Telnyx is well-aware of gaps in attestation levels for unique enterprise use cases legitimately spoofing numbers. Telnyx is working with industry groups and participants to identify opportunities to bridge this gap. Currently, Telnyx is looking at industry specifications on Delegate Certificates which would allow enterprises to provide originating service providers proof of having access to certain numbers. Similarly, Telnyx is investigating using two-factor-authentication methods as proof of TN ownership.
Who is involved?
There are different teams involved in the SHAKEN/STIR network (and they all have particularly long names). It’s a little easier to understand if we draw it out:
- The Secure Telephone Identity Governance Authority (STI-GA) manages the SHAKEN/STIR infrastructure and vetting of the Secure Telephone Identity Policy Administrator.
- The Secure Telephone Identity Policy Administrator (STI-PA) vets voice service providers and approves participants in the SHAKEN/STIR framework.

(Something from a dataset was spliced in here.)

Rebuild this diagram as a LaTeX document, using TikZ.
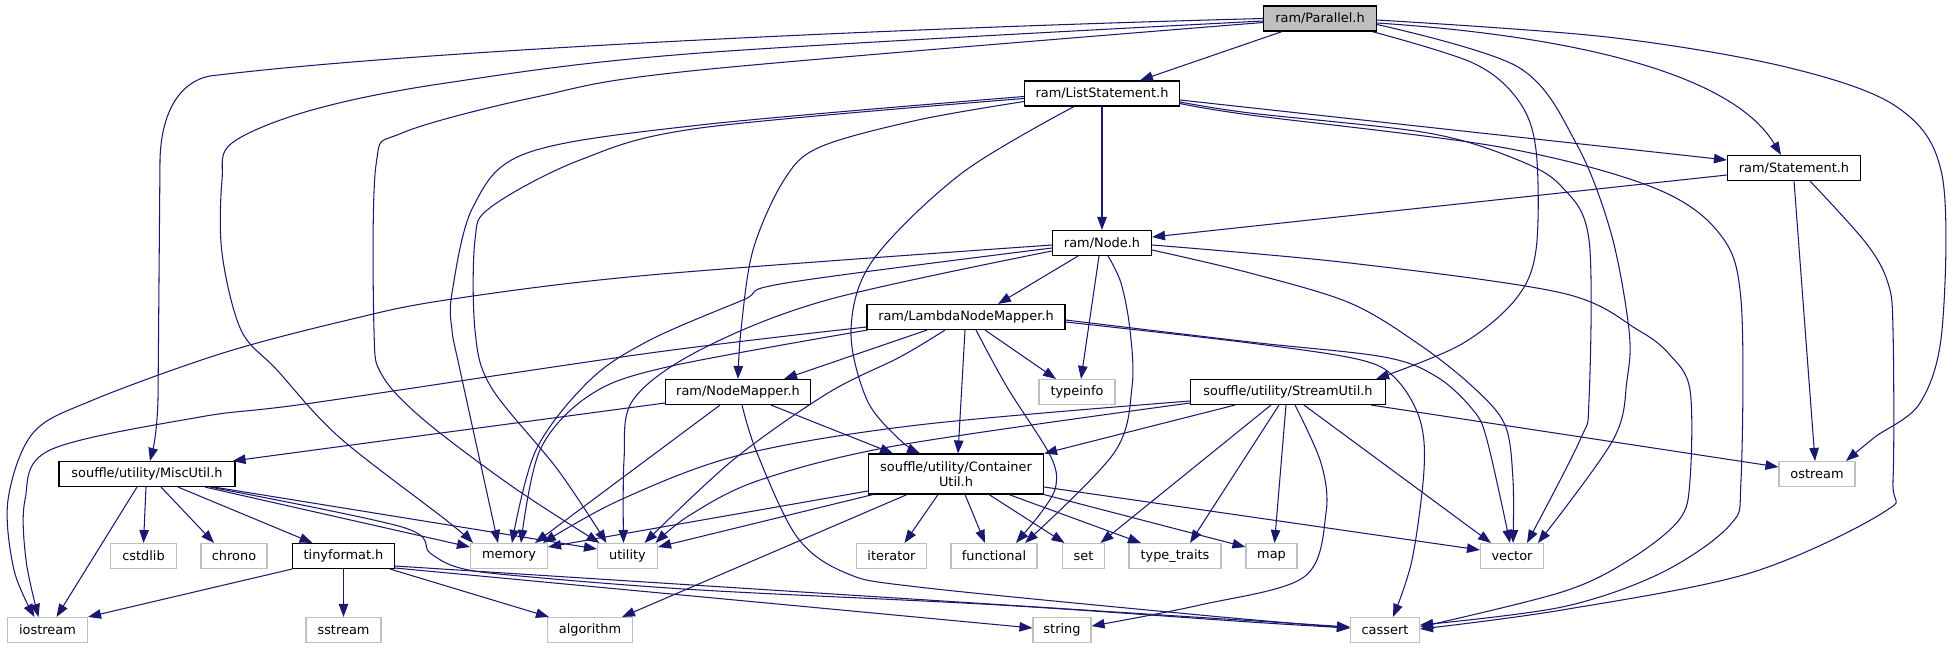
\documentclass[tikz,border=0pt]{standalone}
\usepackage{fontspec}
\setmainfont{DejaVu Sans}
\usetikzlibrary{arrows.meta}
\definecolor{edgecol}{HTML}{191970}
\definecolor{graybd}{HTML}{BFBFBF}
\newcommand\myedge[1]{\draw[edgeline] plot[smooth,tension=0.55] coordinates {#1};}
\begin{document}
\begin{tikzpicture}[x=1pt,y=-1pt,
  every node/.style={font=\fontsize{12.9pt}{14.5pt}\selectfont},
  fbox/.style={draw=black,line width=1.1pt,fill=white,minimum height=25pt,inner sep=0pt,align=center},
  sbox/.style={draw=graybd,line width=1.1pt,fill=white,minimum height=25pt,inner sep=0pt,align=center},
  edgeline/.style={draw=edgecol,line width=1.05pt,-{Triangle[length=13pt,width=9.5pt]}}]
\fill[white] (0,0) rectangle (1948,649);
\useasboundingbox (0,0) rectangle (1948,649);
% nodes
\node[fbox,fill=graybd,minimum width=113pt] (par) at (1320,18.5) {ram/Parallel.h};
\node[fbox,minimum width=155pt] (ls) at (1102,93.5) {ram/ListStatement.h};
\node[fbox,minimum width=133pt] (st) at (1794,168) {ram/Statement.h};
\node[fbox,minimum width=99pt] (nd) at (1102,243) {ram/Node.h};
\node[fbox,minimum width=198pt] (lnm) at (966,317) {ram/LambdaNodeMapper.h};
\node[fbox,minimum width=145pt] (nm) at (738,392) {ram/NodeMapper.h};
\node[sbox,minimum width=76pt] (ti) at (1077,392) {typeinfo};
\node[fbox,minimum width=195pt] (su) at (1288,392) {souffle/utility/StreamUtil.h};
\node[fbox,minimum width=176pt] (mu) at (147,474) {souffle/utility/MiscUtil.h};
\node[fbox,minimum width=175pt,minimum height=40pt] (cu) at (956,474) {souffle/utility/Container\\Util.h};
\node[sbox,minimum width=76pt] (os) at (1817,474) {ostream};
\node[sbox,minimum width=66pt] (cstd) at (143.5,556) {cstdlib};
\node[sbox,minimum width=66pt] (chr) at (234,556) {chrono};
\node[fbox,minimum width=102pt] (tf) at (343.5,556) {tinyformat.h};
\node[sbox,minimum width=77pt] (mem) at (509,556) {memory};
\node[sbox,minimum width=60pt] (ut) at (627.5,556) {utility};
\node[sbox,minimum width=70pt] (it) at (891.5,556) {iterator};
\node[sbox,minimum width=86pt] (fn) at (994,556) {functional};
\node[sbox,minimum width=42pt] (set) at (1083.5,556) {set};
\node[sbox,minimum width=92pt] (tt) at (1175,556) {type\_traits};
\node[sbox,minimum width=51pt] (map) at (1271.5,556) {map};
\node[sbox,minimum width=63pt] (vec) at (1512,556) {vector};
\node[sbox,minimum width=80pt] (ios) at (47.5,630) {iostream};
\node[sbox,minimum width=75pt] (ss) at (343.5,630) {sstream};
\node[sbox,minimum width=85pt] (alg) at (590,630) {algorithm};
\node[sbox,minimum width=58pt] (str) at (1062,630) {string};
\node[sbox,minimum width=69pt] (cas) at (1385,630) {cassert};
% Parallel.h
\draw[edgeline] (par) -- (ls);
\draw[edgeline] ([yshift=-4.5pt]par.east) .. controls (1560,35) and (1730,70) .. ([xshift=-13pt]st.north);
\myedge{([yshift=-1.5pt]par.east) (1607,37) (1786,67) (1897,107) (1942,175) (1942,330) (1920,403) (1875,437) ([xshift=29pt]os.north)}
\myedge{([xshift=-5pt]par.south east) (1473,63) (1518,100) (1536,150) (1536,250) (1515,300) (1460,345) ([xshift=-10pt]su.north east)}
\myedge{([yshift=-6pt]par.east) (1518,67) (1576,143) (1611,233) (1629,330) (1627,380) (1613,440) ([xshift=26pt]vec.north)}
\draw[edgeline] (par.west) .. controls (900,28) and (420,50) .. (210,76) .. controls (178,82) and (161,115) .. (160,160) -- (158,400) .. controls (157,430) and (154,445) .. ([xshift=3pt]mu.north);
\myedge{([yshift=-2.5pt]par.west) (700,53) (446,83) (312,110) (232,143) (222,180) (222,253) (241,330) (277,370) (339,437) (446,520) ([xshift=-36pt]mem.north)}
\myedge{([yshift=-4pt]par.west) (700,70) (536,97) (402,133) (376,165) (374,330) (382,375) (424,420) (513,487) ([xshift=-28pt]ut.north)}
% ListStatement.h
\draw[edgeline] (ls) -- (nd);
\draw[edgeline] ([yshift=-6.5pt]ls.east) -- ([yshift=8pt]st.west);
\myedge{([yshift=-8.5pt]ls.east) (1250,113) (1428,133) (1518,160) (1562,187) (1589,240) (1589,400) (1580,440) ([xshift=15pt]vec.north)}
\myedge{([yshift=-10pt]ls.east) (1250,115) (1500,147) (1652,187) (1719,233) (1741,300) (1741,480) (1730,525) (1661,573) (1562,607) ([yshift=5pt]cas.east)}
\myedge{([yshift=-3pt]ls.west) (700,125) (527,153) (473,207) (452,293) (452,330) (460,370) ([xshift=-11pt]mem.north)}
\myedge{([yshift=-5pt]ls.west) (700,128) (580,160) (491,207) (475,240) (475,330) (491,387) (558,470) ([xshift=-21pt]ut.north)}
\myedge{([yshift=-8pt]ls.west) (918,120) (820,147) (784,180) (753,250) (741,330) (nm.north)}
\myedge{([xshift=-28pt]ls.south) (962,173) (873,260) (851,330) (867,400) (900,440) ([xshift=-36pt]cu.north)}
% Statement.h
\draw[edgeline] ([yshift=-7pt]st.west) -- ([yshift=6pt]nd.east);
\draw[edgeline] (st.south) -- ([xshift=-2pt]os.north);
\myedge{([xshift=16pt]st.south) (1866,243) (1888,283) (1893,330) (1893,480) (1884,512) (1750,573) (1562,610) ([yshift=1pt]cas.east)}
% Node.h
\draw[edgeline] ([xshift=-24pt]nd.south) -- ([xshift=32pt]lnm.north);
\draw[edgeline] ([xshift=-3pt]nd.south) -- ([xshift=4pt]ti.north);
\myedge{([xshift=6pt]nd.south) (1121,283) (1130,330) (1132,387) (1114,453) ([xshift=31pt]fn.north)}
\myedge{([yshift=-2pt]nd.west) (650,275) (446,300) (348,320) (223,353) (93,400) (33,433) (8,500) (14,570) ([xshift=-13pt]ios.north)}
\myedge{([yshift=-5pt]nd.west) (786,283) (743,300) (650,340) (590,380) (536,450) ([xshift=3pt]mem.north)}
\myedge{([yshift=-8pt]nd.west) (827,300) (700,350) (633,400) (624,460) ([xshift=-4pt]ut.north)}
\myedge{([yshift=-2pt]nd.east) (1350,263) (1562,293) (1638,330) (1670,355) (1690,390) (1690,480) (1679,520) (1629,560) (1562,592) ([yshift=3pt]cas.east)}
\myedge{([yshift=-7pt]nd.east) (1250,273) (1350,303) (1420,345) (1473,387) (1505,425) (1513,480) ([xshift=1pt]vec.north)}
% LambdaNodeMapper.h
\draw[edgeline] ([xshift=-39pt]lnm.south) -- ([xshift=46pt]nm.north);
\draw[edgeline] ([xshift=19pt]lnm.south) -- ([xshift=-21pt]ti.north);
\draw[edgeline] ([xshift=-1pt]lnm.south) -- ([xshift=2pt]cu.north);
\myedge{([xshift=10pt]lnm.south) (1007,387) (1050,455) (1056,485) (1043,510) ([xshift=22pt]fn.north)}
\myedge{([xshift=-21pt]lnm.south) (900,357) (828,393) (733,460) ([xshift=17pt]ut.north)}
\myedge{([yshift=-10pt]lnm.west) (650,353) (312,403) (200,417) (50,450) (25,500) (26,560) ([xshift=-9pt]ios.north)}
\myedge{([xshift=1pt]lnm.south west) (667,367) (590,395) (540,450) ([xshift=12pt]mem.north)}
\myedge{([yshift=-5pt]lnm.east) (1250,343) (1361,360) (1397,380) (1420,420) (1424,470) (1412,560) ([xshift=8pt]cas.north)}
\myedge{([yshift=-3pt]lnm.east) (1250,342) (1384,357) (1437,377) (1473,410) (1487,440) ([xshift=-2pt]vec.north)}
% NodeMapper.h
\draw[edgeline] ([yshift=-11pt]nm.west) -- ([xshift=-3pt]mu.north east);
\draw[edgeline] ([xshift=33pt]nm.south) -- ([xshift=-63pt]cu.north);
\draw[edgeline] ([xshift=-18pt]nm.south) -- ([xshift=26pt]mem.north);
\myedge{([xshift=4pt]nm.south) (757,453) (797,537) (846,573) (918,587) (1200,615) ([yshift=2pt]cas.west)}
% StreamUtil.h
\draw[edgeline] ([xshift=-53pt]su.south) -- (cu.north east);
\draw[edgeline] ([xshift=-17pt]su.south) -- ([xshift=17pt]set.north);
\draw[edgeline] ([xshift=-9pt]su.south) -- ([xshift=15pt]tt.north);
\draw[edgeline] ([xshift=-2pt]su.south) -- ([xshift=3pt]map.north);
\myedge{([xshift=7pt]su.south) (1321,463) (1326,513) (1304,577) (1200,605) ([yshift=4pt]str.east)}
\draw[edgeline] ([xshift=16pt]su.south) -- ([xshift=-21pt]vec.north);
\draw[edgeline] ([xshift=-15pt]su.south east) -- ([yshift=7pt]os.west);
\myedge{([yshift=-9pt]su.west) (918,425) (740,455) (620,500) ([xshift=34pt]mem.north)}
\myedge{([yshift=-11pt]su.west) (900,445) (760,480) (690,515) ([xshift=28pt]ut.north)}
% ContainerUtil.h
\draw[edgeline] ([yshift=-17pt]cu.west) -- ([yshift=9pt]mem.east);
\draw[edgeline] ([xshift=5pt]cu.south west) -- ([yshift=9pt]ut.east);
\draw[edgeline] ([xshift=-49pt]cu.south) -- ([xshift=32pt]alg.north);
\draw[edgeline] ([xshift=-18pt]cu.south) -- ([xshift=13pt]it.north);
\draw[edgeline] ([xshift=9pt]cu.south) -- ([xshift=-9pt]fn.north);
\draw[edgeline] ([xshift=33pt]cu.south) -- ([xshift=-19pt]set.north);
\draw[edgeline] ([xshift=53pt]cu.south) -- ([xshift=-34pt]tt.north);
\draw[edgeline] (cu.south east) -- ([yshift=9pt]map.west);
\draw[edgeline] ([yshift=-13pt]cu.east) -- ([yshift=6pt]vec.west);
% MiscUtil.h
\draw[edgeline] ([xshift=-10pt]mu.south) -- ([xshift=9pt]ios.north);
\draw[edgeline] ([xshift=-1pt]mu.south) -- (cstd.north);
\draw[edgeline] ([xshift=14pt]mu.south) -- ([xshift=-20pt]chr.north);
\draw[edgeline] ([xshift=31pt]mu.south) -- ([xshift=-31pt]tf.north);
\draw[edgeline] ([xshift=58pt]mu.south) -- ([yshift=9pt]mem.west);
\draw[edgeline] ([xshift=67pt]mu.south) -- ([yshift=7pt]ut.west);
\myedge{([xshift=63pt]mu.south) (402,527) (430,553) (460,568) (520,576) (700,590) (1000,605) (1250,622) ([yshift=2pt]cas.west)}
% tinyformat.h
\draw[edgeline] (tf.south west) -- (ios.north east);
\draw[edgeline] (tf) -- (ss);
\draw[edgeline] ([xshift=-5pt]tf.south east) -- ([xshift=2pt]alg.north west);
\draw[edgeline] ([yshift=-12pt]tf.east) -- ([yshift=2pt]str.west);
\draw[edgeline] ([yshift=-10pt]tf.east) -- ([yshift=3pt]cas.west);
\end{tikzpicture}
\end{document}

- The Secure Telephone Identity Certificate Authorities (STI-CA) provide the certificate requesting and managing infrastructure to STI-PA approved participants. Check out the list of approved certification authorities to see which one best suits your needs.
How is Telnyx implementing SHAKEN/STIR?
Telnyx has been working diligently to meet the SHAKEN/ STIR implementation deadline of June 30th, 2021, set forth by the FCC. We have been approved by the Secure Telephone Identity Policy Authority (STI-PA) and have completed initial rounds of testing with various industry participants.
Telnyx is now exchanging authenticated traffic with a handful of providers to begin the fight against robocalling. Today, Telnyx is authenticating every outbound call with a valid U.S. Caller ID that originates on the Telnyx platform and is abiding by the attestation levels listed above. Customers can send their own identity header that Telnyx passes along to the PSTN. Customers should see calls with identity headers come through.
Various industry developments around unique enterprise use cases continue to be addressed by industry bodies, and Telnyx will continue to update customers on what to expect in terms of SHAKEN/STIR capabilities.